I want to begin by voicing my disbelief that I had never read any of Atwood's works before this one. I always intended on doing so, but after reading The Handmaid's Tale I wish I made it more of a priority. Atwood's prose is stunning. While the subject matter of this novel is quite frightening, Atwood's writing style had my eyes glued to the page. It's overall a fascinating read with prominent themes, such as religious fundamentalism and women's rights, made easily applicable to problems and scenarios taking place in the world today.
Left Bank - Kate Muir
Set in modern day Paris, Olivier and Madison Malin are high profile Parisians who live on the Left Bank and have a seemingly dream life in the exclusive neighbourhood. This is until a new English nanny appears on the scene and threatens to endanger the lives of the Malin family.

I picked up this book in a second hand bookshop while on holiday. Having just finished the two very bleak titles above, I was craving some chick lit and this promised to fit the bill. It was an easy read...but honestly, it was a whole lot of nonsense and every single character, par Sabine, the daughter of Oliver and Madison, is unlikable, incredibly self centered and self righteous (or just absolutely insane). The vast majority of reviews on goodreads tend to agree, unfortunately. The only saving grace that I can think of were Muir's descriptions of French gastronomy, but they weren't enough to fully satisfy.
The Sound of One Hand Clapping - Richard Flanagan
"So Maria Buloh continued walking down the empty street, a young woman clad in an old coat carrying a small cardboard suitcase, the tracks left by her shoes momentarily bisecting that grim, sour, snow-swept camp, her image already losing its earthly outlines in the falling snow"

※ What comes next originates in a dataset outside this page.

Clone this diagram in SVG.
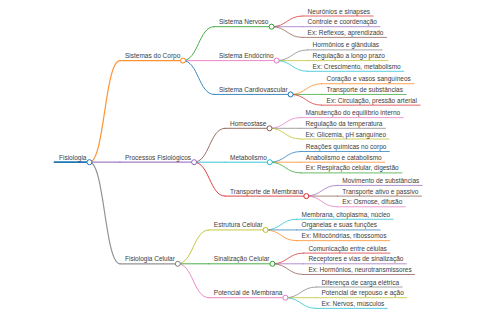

Fleeing the terrors of war and seeking a new life in the promising land of Tasmania in 1954, this novel tells the story of migrant Bojan Buloh and his family. Working in a construction camp for a hydroelectric dam in the remote highlands, life is far from easy. One night, Bojan's wife, Maria, walks out into a blizzard and is never to be seen again, leaving Bojan to care for their three year old daughter, Sonja, on his own. Traumatized by Maria's disappearance and the ghosts of war, Bojan turns to drink and his actions towards Sonja lead to a strained and painful relationship. Thirty-five years later, Sonja returns to Tasmania where she eventually learns to love again and create a promising new 'lifetime'.

This book is beautiful. I found it was an excellent experience reading Tasmanian literature, as I'm not all that familiar with the Tasmanian oeuvre. Flanagan's prose is haunting, and I felt so strongly that it serves as an accurate depiction of the unique region. I visited over five years ago and was struck by the distinctive landscape, 'an island of high latitudes, of mountains, lakes, mists, clouds and rain; of wastes of awesome scenery' which evoke a certain sense of isolation (Jim Davidson, Tasmanian Gothic). Indeed, the feeling of isolation lingers throughout this novel, not just in the landscape, but in Tasmania's migrant history. An outsider to the 'Australians' yet living in a melting pot of cultures, Bojan struggles to communicate and struggles to fit in where ever he goes. A constant source of pain for him is his inability to express what he feels and to come to terms with the horrors he witnessed during the war. Unfortunately, it's Sonja who suffers at the hands of his torment, and she also struggles to come to terms with the mystery of her mother's disappearance, a family she never knew and a home that never felt like home. The Sound of One Hand Clapping is full of moving moments and is flawlessly put together. It has been one of my favourite reads so far this year.